§ Directions: Write each line of the material exactly as given, from the top through the line that contains "(p1b) at (665.5,425)", and omit all pictures.

§ Given material:
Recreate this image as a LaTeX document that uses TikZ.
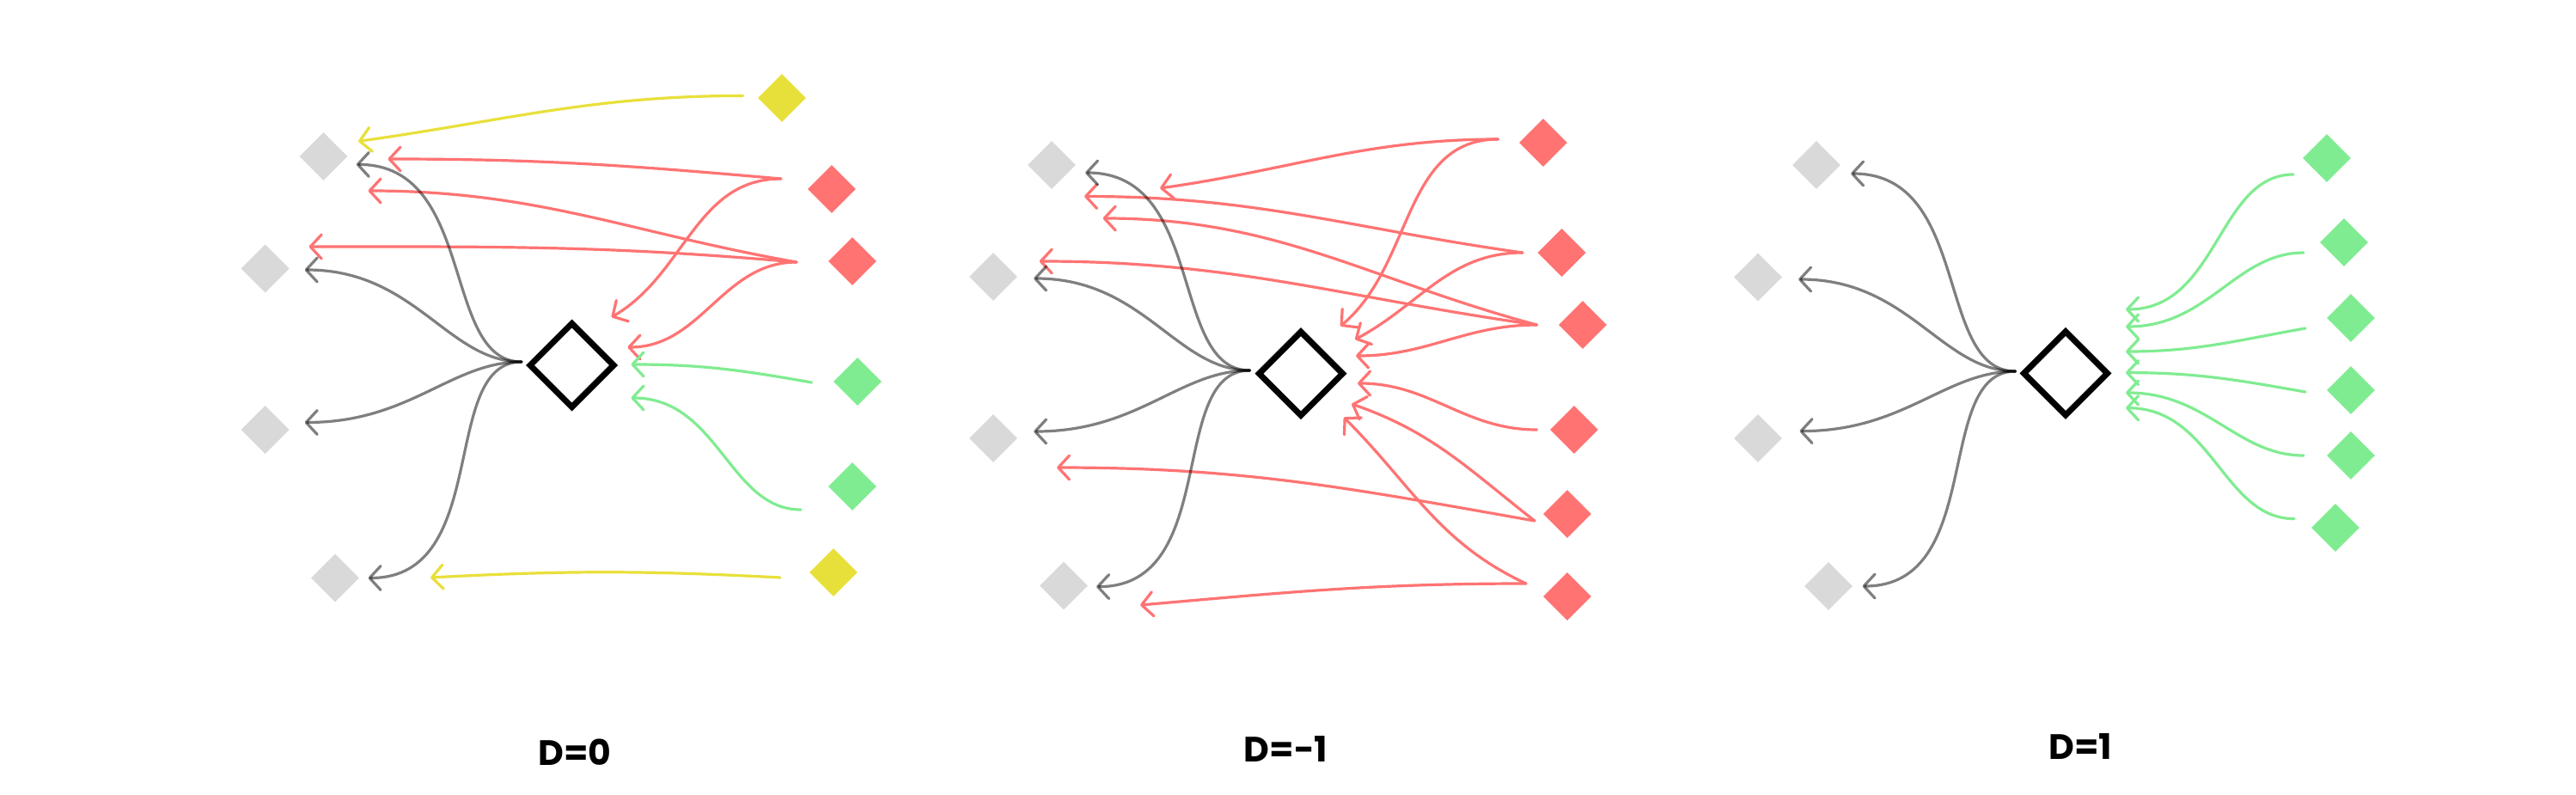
\documentclass[tikz,border=0pt]{standalone}
\usepackage{fontspec}
\setmainfont{Poppins}
\usetikzlibrary{arrows.meta,shapes.geometric}
\definecolor{cred}{HTML}{FF7373}
\definecolor{cgreen}{HTML}{80EC91}
\definecolor{cyellow}{HTML}{E8E03A}
\definecolor{cgray}{HTML}{D9D9D9}
\tikzset{
  sd/.style={diamond, aspect=1, minimum width=56pt, minimum height=56pt, inner sep=0pt, draw=none},
  bd/.style={diamond, aspect=1, minimum width=100pt, minimum height=100pt, inner sep=0pt, draw=black, line width=7pt, fill=white},
  con/.style={line width=3.2pt, line cap=round, -{Straight Barb[length=13pt, width=28pt, line cap=round, line join=round]}},
  redc/.style={con, draw=cred},
  greenc/.style={con, draw=cgreen},
  yellowc/.style={con, draw=cyellow},
  grayc/.style={con, draw=black, draw opacity=0.5},
  graycurve/.style={out=180, in=0, out looseness=0.8, in looseness=1.2},
  greencurve/.style={out looseness=0.9, in looseness=1.1},
  lab/.style={font=\fontsize{41}{49}\selectfont\bfseries, anchor=base, inner sep=0pt}
}
\begin{document}
\begin{tikzpicture}[x=1pt, y=-1pt]
\useasboundingbox[fill=white] (0,0) rectangle (2998,924);

% ================= Panel 1 : D=0 =================
\node[sd, fill=cyellow] (p1y1) at (910,114) {};
\node[sd, fill=cred] (p1r1) at (968,220) {};
\node[sd, fill=cred] (p1r2) at (992,304) {};
\node[sd, fill=cgreen] (p1n1) at (998,444) {};
\node[sd, fill=cgreen] (p1n2) at (992,566) {};
\node[sd, fill=cyellow] (p1y2) at (970,666) {};
\node[sd, fill=cgray] (p1g1) at (376.5,182) {};
\node[sd, fill=cgray] (p1g2) at (308.6,312.5) {};
\node[sd, fill=cgray] (p1g3) at (308.6,500) {};
\node[sd, fill=cgray] (p1g4) at (390,672.5) {};
\node[bd] (p1b) at (665.5,425) {};

\coordinate (p1o) at (607,421);
\coordinate (p1sy1) at (864.6,111.4);
\coordinate (p1sr1) at (909,208);
\coordinate (p1sr2) at (927,305);
\coordinate (p1sn1) at (944.6,445);
\coordinate (p1sn2) at (932,593);
\coordinate (p1sy2) at (908,672);
\coordinate (p1e1) at (417,164.4);
\coordinate (p1e2) at (451.5,185);
\coordinate (p1e3) at (711.6,369);
\coordinate (p1e4) at (428.5,222);
\coordinate (p1e5) at (359.6,287);
\coordinate (p1e6) at (730.4,404);
\coordinate (p1e7) at (734.5,424);
\coordinate (p1e8) at (734.5,463);
\coordinate (p1e9) at (501,672);
\coordinate (p1t1) at (414.7,191.4);
\coordinate (p1t2) at (354.6,314);
\coordinate (p1t3) at (354.6,491.5);
\coordinate (p1t4) at (428.5,672.5);

\draw[yellowc] (p1sy1) to[out=180, in=8] (p1e1);
\draw[redc] (p1sr1) to[out=175, in=0] (p1e2);
\draw[redc] (p1sr1) to[out=180, in=30] (p1e3);
\draw[redc] (p1sr2) to[out=170, in=0] (p1e4);
\draw[redc] (p1sr2) to[out=175, in=0] (p1e5);
\draw[redc] (p1sr2) to[out=180, in=0] (p1e6);
\draw[greenc] (p1sn1) to[out=170, in=0] (p1e7);
\draw[greenc] (p1sn2) to[out=180, in=0, greencurve] (p1e8);
\draw[yellowc] (p1sy2) to[out=177, in=3] (p1e9);
\foreach \t in {p1t1,p1t2,p1t3,p1t4}
  \draw[grayc] (p1o) to[graycurve] (\t);

\node[lab] (l1) at (669,890) {D=0};

% ================= Panel 2 : D=-1 =================
\node[sd, fill=cred] (p2r1) at (1796,166) {};
\node[sd, fill=cred] (p2r2) at (1817.6,294) {};
\node[sd, fill=cred] (p2r3) at (1842,378) {};
\node[sd, fill=cred] (p2r4) at (1832,500) {};
\node[sd, fill=cred] (p2r5) at (1824,598) {};
\node[sd, fill=cred] (p2r6) at (1824,694) {};
\node[sd, fill=cgray] (p2g1) at (1224,192) {};
\node[sd, fill=cgray] (p2g2) at (1156,322) {};
\node[sd, fill=cgray] (p2g3) at (1156,510) {};
\node[sd, fill=cgray] (p2g4) at (1238,681.5) {};
\node[bd] (p2b) at (1514,434.7) {};

\coordinate (p2o) at (1454.5,431);
\coordinate (p2s1) at (1743.6,162);
\coordinate (p2s2) at (1772,294);
\coordinate (p2s3) at (1788.5,378);
\coordinate (p2s4) at (1788.5,500);
\coordinate (p2s5) at (1786,606);
\coordinate (p2s6) at (1776,679);
\coordinate (p2ea) at (1350,219);
\coordinate (p2eb) at (1560,379.5);
\coordinate (p2ec) at (1262,228.5);
\coordinate (p2ed) at (1577,395);
\coordinate (p2ee) at (1283.6,254);
\coordinate (p2ef) at (1209.7,304);
\coordinate (p2eg) at (1578,414);
\coordinate (p2eh) at (1580,446);
\coordinate (p2ei) at (1230,544);
\coordinate (p2ej) at (1573,470);
\coordinate (p2ek) at (1327,704);
\coordinate (p2el) at (1564,485.6);
\coordinate (p2t1) at (1263,201);
\coordinate (p2t2) at (1203,324);
\coordinate (p2t3) at (1203,502);
\coordinate (p2t4) at (1276,682.6);

\draw[redc] (p2s1) to[out=180, in=8] (p2ea);
\draw[redc] (p2s1) to[out=180, in=40] (p2eb);
\draw[redc] (p2s2) to[out=172, in=0] (p2ec);
\draw[redc] (p2s2) to[out=180, in=28] (p2ed);
\draw[redc] (p2s3) to[out=165, in=0] (p2ee);
\draw[redc] (p2s3) to[out=172, in=0] (p2ef);
\draw[redc] (p2s3) to[out=180, in=0] (p2eg);
\draw[redc] (p2s4) to[out=180, in=0] (p2eh);
\draw[redc] (p2s5) to[out=170, in=0] (p2ei);
\draw[redc] (p2s5) to[out=142, in=-19] (p2ej);
\draw[redc] (p2s6) to[out=180, in=5] (p2ek);
\draw[redc] (p2s6) to[out=155, in=-45] (p2el);
\foreach \t in {p2t1,p2t2,p2t3,p2t4}
  \draw[grayc] (p2o) to[graycurve] (\t);

\node[lab] (l2) at (1496.5,886) {D=-1};

% ================= Panel 3 : D=1 =================
\node[sd, fill=cgreen] (p3n1) at (2708,184) {};
\node[sd, fill=cgreen] (p3n2) at (2728,282) {};
\node[sd, fill=cgreen] (p3n3) at (2736,370) {};
\node[sd, fill=cgreen] (p3n4) at (2736,454) {};
\node[sd, fill=cgreen] (p3n5) at (2736,530) {};
\node[sd, fill=cgreen] (p3n6) at (2718,614) {};
\node[sd, fill=cgray] (p3g1) at (2114,192) {};
\node[sd, fill=cgray] (p3g2) at (2046,322.5) {};
\node[sd, fill=cgray] (p3g3) at (2046,510) {};
\node[sd, fill=cgray] (p3g4) at (2128,682) {};
\node[bd] (p3b) at (2404,434.4) {};

\coordinate (p3o) at (2345.6,432);
\coordinate (p3s1) at (2669,203);
\coordinate (p3s2) at (2681,294);
\coordinate (p3s3) at (2683,382);
\coordinate (p3s4) at (2683,456);
\coordinate (p3s5) at (2681,530);
\coordinate (p3s6) at (2670,603.6);
\coordinate (p3e1) at (2474,360);
\coordinate (p3e2) at (2474,380);
\coordinate (p3e3) at (2474,409);
\coordinate (p3e4) at (2474,433.6);
\coordinate (p3e5) at (2474,457);
\coordinate (p3e6) at (2474,474.7);
\coordinate (p3t1) at (2154,202);
\coordinate (p3t2) at (2093,325);
\coordinate (p3t3) at (2094.4,501.6);
\coordinate (p3t4) at (2167.5,682);

\draw[greenc] (p3s1) to[out=180, in=0, greencurve] (p3e1);
\draw[greenc] (p3s2) to[out=180, in=0, greencurve] (p3e2);
\draw[greenc] (p3s3) to[out=190, in=0] (p3e3);
\draw[greenc] (p3s4) to[out=170, in=0] (p3e4);
\draw[greenc] (p3s5) to[out=180, in=0, greencurve] (p3e5);
\draw[greenc] (p3s6) to[out=180, in=0, greencurve] (p3e6);
\foreach \t in {p3t1,p3t2,p3t3,p3t4}
  \draw[grayc] (p3o) to[graycurve] (\t);

\node[lab] (l3) at (2421.5,883) {D=1};
\end{tikzpicture}
\end{document}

§ The result:
Recreate this image as a LaTeX document that uses TikZ.
\documentclass[tikz,border=0pt]{standalone}
\usepackage{fontspec}
\setmainfont{Poppins}
\usetikzlibrary{arrows.meta,shapes.geometric}
\definecolor{cred}{HTML}{FF7373}
\definecolor{cgreen}{HTML}{80EC91}
\definecolor{cyellow}{HTML}{E8E03A}
\definecolor{cgray}{HTML}{D9D9D9}
\tikzset{
  sd/.style={diamond, aspect=1, minimum width=56pt, minimum height=56pt, inner sep=0pt, draw=none},
  bd/.style={diamond, aspect=1, minimum width=100pt, minimum height=100pt, inner sep=0pt, draw=black, line width=7pt, fill=white},
  con/.style={line width=3.2pt, line cap=round, -{Straight Barb[length=13pt, width=28pt, line cap=round, line join=round]}},
  redc/.style={con, draw=cred},
  greenc/.style={con, draw=cgreen},
  yellowc/.style={con, draw=cyellow},
  grayc/.style={con, draw=black, draw opacity=0.5},
  graycurve/.style={out=180, in=0, out looseness=0.8, in looseness=1.2},
  greencurve/.style={out looseness=0.9, in looseness=1.1},
  lab/.style={font=\fontsize{41}{49}\selectfont\bfseries, anchor=base, inner sep=0pt}
}
\begin{document}
\begin{tikzpicture}[x=1pt, y=-1pt]
\useasboundingbox[fill=white] (0,0) rectangle (2998,924);

% ================= Panel 1 : D=0 =================
\node[sd, fill=cyellow] (p1y1) at (910,114) {};
\node[sd, fill=cred] (p1r1) at (968,220) {};
\node[sd, fill=cred] (p1r2) at (992,304) {};
\node[sd, fill=cgreen] (p1n1) at (998,444) {};
\node[sd, fill=cgreen] (p1n2) at (992,566) {};
\node[sd, fill=cyellow] (p1y2) at (970,666) {};
\node[sd, fill=cgray] (p1g1) at (376.5,182) {};
\node[sd, fill=cgray] (p1g2) at (308.6,312.5) {};
\node[sd, fill=cgray] (p1g3) at (308.6,500) {};
\node[sd, fill=cgray] (p1g4) at (390,672.5) {};
\node[bd] (p1b) at (665.5,425) {};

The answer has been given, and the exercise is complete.